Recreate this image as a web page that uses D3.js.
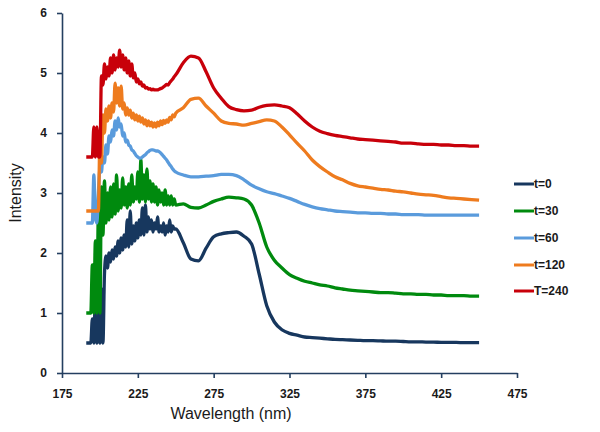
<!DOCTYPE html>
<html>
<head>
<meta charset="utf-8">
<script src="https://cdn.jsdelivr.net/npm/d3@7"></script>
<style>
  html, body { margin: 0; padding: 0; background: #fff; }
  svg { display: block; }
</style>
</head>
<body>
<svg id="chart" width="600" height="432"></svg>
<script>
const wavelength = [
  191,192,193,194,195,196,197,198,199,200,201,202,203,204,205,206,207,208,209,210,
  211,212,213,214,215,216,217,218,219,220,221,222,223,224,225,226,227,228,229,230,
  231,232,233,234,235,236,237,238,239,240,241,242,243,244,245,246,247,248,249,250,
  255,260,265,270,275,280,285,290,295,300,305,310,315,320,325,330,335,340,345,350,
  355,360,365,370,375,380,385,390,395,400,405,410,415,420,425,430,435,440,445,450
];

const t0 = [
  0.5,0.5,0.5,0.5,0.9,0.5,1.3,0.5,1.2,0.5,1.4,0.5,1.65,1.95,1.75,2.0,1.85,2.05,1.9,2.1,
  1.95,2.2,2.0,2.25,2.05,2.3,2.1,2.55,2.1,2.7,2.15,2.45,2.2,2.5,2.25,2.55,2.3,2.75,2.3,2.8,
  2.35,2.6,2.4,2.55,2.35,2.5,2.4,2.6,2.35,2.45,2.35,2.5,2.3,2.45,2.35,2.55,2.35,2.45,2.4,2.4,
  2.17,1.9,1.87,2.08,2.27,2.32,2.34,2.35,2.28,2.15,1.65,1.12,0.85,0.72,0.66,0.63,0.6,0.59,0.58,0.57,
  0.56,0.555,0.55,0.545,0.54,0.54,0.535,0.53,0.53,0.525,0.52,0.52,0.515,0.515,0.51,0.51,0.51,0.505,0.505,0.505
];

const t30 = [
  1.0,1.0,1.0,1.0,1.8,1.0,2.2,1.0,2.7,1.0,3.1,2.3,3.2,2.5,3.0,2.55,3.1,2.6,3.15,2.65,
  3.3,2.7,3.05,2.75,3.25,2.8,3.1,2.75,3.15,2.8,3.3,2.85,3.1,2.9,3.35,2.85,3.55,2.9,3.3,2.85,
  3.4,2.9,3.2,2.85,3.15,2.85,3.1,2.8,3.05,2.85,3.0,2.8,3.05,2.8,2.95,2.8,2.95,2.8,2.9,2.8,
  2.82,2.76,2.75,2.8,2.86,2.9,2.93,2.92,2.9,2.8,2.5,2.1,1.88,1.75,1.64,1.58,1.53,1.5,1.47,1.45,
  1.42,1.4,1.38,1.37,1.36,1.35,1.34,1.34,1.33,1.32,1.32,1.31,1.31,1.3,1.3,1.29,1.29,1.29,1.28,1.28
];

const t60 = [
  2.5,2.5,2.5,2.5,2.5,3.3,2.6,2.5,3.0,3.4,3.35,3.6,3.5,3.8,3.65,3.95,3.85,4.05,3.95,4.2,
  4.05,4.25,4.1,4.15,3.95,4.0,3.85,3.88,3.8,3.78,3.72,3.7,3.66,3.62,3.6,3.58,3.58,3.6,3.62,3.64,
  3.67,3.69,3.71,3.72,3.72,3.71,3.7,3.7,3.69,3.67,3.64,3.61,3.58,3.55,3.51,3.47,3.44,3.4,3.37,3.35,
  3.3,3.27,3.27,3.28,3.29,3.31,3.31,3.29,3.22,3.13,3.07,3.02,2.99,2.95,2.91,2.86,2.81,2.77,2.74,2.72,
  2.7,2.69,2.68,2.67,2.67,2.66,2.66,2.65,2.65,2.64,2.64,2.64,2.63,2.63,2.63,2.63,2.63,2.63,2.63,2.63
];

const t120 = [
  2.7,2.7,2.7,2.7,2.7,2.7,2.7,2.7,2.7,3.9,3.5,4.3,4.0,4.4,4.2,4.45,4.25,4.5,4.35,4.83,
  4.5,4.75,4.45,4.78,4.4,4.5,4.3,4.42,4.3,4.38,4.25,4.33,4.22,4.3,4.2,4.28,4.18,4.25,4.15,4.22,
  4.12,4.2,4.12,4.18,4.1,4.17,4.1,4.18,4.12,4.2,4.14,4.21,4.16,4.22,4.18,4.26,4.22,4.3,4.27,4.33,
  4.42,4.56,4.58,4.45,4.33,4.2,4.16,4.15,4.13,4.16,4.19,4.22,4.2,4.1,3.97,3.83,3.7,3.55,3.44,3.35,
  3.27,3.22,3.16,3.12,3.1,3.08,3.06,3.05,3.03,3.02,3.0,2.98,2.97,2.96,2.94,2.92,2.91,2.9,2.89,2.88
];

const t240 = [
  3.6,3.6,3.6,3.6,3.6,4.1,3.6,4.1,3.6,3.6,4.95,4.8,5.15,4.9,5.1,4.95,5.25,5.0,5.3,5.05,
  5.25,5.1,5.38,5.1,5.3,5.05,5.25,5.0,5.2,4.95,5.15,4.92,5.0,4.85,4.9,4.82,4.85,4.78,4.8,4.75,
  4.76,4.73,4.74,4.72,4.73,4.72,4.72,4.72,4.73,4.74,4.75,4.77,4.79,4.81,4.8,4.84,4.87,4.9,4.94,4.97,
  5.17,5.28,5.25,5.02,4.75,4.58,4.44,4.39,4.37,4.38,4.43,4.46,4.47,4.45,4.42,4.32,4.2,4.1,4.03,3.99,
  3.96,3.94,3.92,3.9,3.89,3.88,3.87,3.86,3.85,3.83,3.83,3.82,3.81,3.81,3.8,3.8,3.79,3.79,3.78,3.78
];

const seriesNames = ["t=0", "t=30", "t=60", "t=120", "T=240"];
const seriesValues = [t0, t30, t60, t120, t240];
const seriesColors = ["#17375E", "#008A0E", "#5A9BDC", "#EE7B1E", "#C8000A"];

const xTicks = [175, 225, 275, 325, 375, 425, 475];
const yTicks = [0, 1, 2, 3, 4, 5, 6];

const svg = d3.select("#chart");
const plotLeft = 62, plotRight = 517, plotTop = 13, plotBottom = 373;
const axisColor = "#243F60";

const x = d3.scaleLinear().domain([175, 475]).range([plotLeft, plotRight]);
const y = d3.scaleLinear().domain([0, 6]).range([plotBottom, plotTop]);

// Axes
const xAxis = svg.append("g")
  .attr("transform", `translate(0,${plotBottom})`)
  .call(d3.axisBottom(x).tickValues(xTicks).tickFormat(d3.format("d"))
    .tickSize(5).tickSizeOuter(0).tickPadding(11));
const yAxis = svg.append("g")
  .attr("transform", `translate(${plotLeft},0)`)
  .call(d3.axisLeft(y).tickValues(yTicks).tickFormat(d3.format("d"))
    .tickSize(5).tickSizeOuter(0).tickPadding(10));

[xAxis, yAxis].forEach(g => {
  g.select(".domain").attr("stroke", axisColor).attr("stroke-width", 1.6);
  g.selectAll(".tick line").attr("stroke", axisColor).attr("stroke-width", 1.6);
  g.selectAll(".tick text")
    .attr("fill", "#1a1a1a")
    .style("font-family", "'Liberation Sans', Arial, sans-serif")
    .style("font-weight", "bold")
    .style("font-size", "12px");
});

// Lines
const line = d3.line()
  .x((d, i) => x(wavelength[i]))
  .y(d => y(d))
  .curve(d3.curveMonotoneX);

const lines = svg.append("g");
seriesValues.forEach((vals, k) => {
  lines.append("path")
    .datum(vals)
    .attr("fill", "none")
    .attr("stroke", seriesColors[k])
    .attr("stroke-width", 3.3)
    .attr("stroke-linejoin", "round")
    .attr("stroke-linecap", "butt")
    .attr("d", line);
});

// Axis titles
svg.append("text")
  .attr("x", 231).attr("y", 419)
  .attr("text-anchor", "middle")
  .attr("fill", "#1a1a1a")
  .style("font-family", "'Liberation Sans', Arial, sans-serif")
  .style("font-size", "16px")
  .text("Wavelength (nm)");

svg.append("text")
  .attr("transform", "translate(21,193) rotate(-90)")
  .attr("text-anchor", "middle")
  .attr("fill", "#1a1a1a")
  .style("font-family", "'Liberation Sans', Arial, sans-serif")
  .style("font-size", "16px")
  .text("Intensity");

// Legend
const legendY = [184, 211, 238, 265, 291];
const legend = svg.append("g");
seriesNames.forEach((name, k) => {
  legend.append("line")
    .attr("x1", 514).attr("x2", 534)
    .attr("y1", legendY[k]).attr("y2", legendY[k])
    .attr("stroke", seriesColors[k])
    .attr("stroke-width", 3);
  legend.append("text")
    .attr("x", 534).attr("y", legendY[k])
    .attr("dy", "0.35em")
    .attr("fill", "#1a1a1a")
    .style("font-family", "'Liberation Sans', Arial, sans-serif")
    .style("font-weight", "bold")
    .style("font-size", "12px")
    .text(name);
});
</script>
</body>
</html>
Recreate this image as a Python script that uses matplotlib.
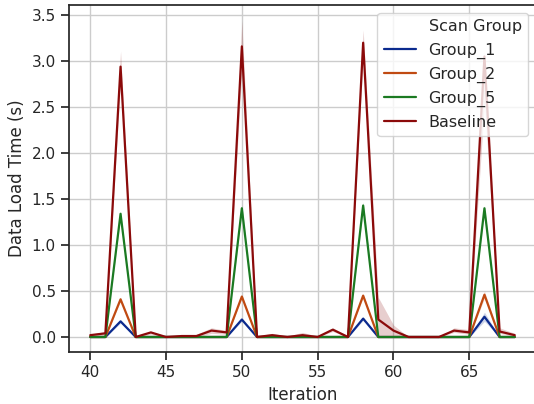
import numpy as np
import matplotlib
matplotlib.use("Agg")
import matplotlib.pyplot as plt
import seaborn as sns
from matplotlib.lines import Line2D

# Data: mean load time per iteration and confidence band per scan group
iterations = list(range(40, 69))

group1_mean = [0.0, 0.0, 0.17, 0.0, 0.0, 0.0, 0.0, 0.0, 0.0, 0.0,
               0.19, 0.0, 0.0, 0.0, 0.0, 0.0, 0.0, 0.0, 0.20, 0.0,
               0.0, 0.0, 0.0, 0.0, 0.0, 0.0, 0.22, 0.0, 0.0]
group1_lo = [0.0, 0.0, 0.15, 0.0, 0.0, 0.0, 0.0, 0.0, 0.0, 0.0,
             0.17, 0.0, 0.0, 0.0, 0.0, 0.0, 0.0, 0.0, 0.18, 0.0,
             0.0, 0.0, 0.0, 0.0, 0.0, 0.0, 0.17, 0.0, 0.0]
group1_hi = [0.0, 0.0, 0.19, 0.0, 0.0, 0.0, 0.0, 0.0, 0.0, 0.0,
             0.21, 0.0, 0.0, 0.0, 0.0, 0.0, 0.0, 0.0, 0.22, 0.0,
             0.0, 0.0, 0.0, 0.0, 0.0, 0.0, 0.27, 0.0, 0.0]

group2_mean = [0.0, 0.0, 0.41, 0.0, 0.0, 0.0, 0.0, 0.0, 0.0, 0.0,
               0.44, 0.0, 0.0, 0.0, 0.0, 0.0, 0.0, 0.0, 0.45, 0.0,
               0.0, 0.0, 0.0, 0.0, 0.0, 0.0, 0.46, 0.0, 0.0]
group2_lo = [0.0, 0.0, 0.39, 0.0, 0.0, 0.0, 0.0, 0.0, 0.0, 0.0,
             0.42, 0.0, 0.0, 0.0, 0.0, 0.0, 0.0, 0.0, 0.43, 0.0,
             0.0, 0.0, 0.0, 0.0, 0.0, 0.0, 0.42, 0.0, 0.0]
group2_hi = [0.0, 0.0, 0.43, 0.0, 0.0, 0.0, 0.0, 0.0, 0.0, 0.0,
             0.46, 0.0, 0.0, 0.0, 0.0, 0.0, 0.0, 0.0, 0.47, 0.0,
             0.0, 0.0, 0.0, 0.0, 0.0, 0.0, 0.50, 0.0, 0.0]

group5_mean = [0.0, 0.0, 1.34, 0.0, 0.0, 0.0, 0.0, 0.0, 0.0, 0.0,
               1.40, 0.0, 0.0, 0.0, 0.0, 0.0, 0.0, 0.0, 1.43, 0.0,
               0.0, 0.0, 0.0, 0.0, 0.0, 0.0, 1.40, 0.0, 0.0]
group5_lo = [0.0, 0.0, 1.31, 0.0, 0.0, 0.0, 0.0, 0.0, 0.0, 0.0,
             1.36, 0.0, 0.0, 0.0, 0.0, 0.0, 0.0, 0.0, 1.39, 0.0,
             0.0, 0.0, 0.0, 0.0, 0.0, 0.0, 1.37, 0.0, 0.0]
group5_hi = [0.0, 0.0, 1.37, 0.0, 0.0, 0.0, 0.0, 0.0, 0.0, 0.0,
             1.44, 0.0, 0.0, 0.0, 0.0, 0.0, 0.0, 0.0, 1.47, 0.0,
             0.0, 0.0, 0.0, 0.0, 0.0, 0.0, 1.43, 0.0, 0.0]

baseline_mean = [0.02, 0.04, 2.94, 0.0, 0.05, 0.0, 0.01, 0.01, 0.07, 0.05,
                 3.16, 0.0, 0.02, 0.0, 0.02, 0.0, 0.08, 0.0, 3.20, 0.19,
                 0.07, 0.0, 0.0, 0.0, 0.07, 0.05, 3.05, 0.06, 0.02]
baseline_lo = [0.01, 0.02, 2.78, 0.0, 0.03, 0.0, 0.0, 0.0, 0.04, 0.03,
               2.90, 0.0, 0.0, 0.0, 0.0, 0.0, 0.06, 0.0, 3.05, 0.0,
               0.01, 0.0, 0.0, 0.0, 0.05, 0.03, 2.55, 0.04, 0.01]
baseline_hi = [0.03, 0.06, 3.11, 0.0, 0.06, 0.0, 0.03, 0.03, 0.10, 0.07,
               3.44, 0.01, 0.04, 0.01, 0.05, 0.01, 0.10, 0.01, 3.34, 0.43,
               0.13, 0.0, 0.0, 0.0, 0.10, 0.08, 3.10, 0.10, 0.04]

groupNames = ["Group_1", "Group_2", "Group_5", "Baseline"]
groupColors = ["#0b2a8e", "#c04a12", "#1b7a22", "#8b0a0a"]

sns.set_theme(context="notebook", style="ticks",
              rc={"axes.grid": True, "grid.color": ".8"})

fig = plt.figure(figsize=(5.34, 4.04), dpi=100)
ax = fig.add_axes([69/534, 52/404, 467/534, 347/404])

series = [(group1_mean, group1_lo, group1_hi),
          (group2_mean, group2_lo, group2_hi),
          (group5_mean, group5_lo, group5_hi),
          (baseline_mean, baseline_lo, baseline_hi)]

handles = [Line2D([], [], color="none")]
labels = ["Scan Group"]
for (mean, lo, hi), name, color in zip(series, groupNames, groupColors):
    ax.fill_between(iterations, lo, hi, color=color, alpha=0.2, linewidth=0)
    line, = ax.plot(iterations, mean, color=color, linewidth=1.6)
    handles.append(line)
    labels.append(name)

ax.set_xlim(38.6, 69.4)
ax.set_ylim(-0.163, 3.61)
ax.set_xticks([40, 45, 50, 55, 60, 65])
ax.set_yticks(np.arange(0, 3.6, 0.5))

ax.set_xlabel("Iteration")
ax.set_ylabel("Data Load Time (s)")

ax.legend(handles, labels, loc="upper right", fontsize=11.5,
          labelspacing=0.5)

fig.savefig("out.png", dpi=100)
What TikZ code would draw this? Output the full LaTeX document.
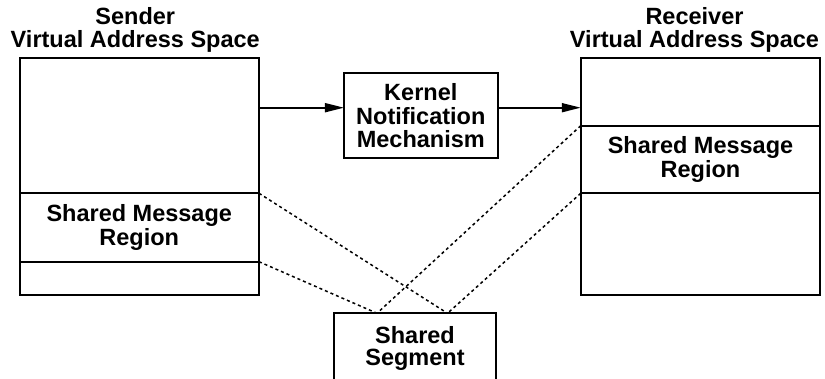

* **STATED EXERCISE**: Each line holding the word "this" counts once; report the total and nothing else.

* **RESPONSE TO THE TASK**: 3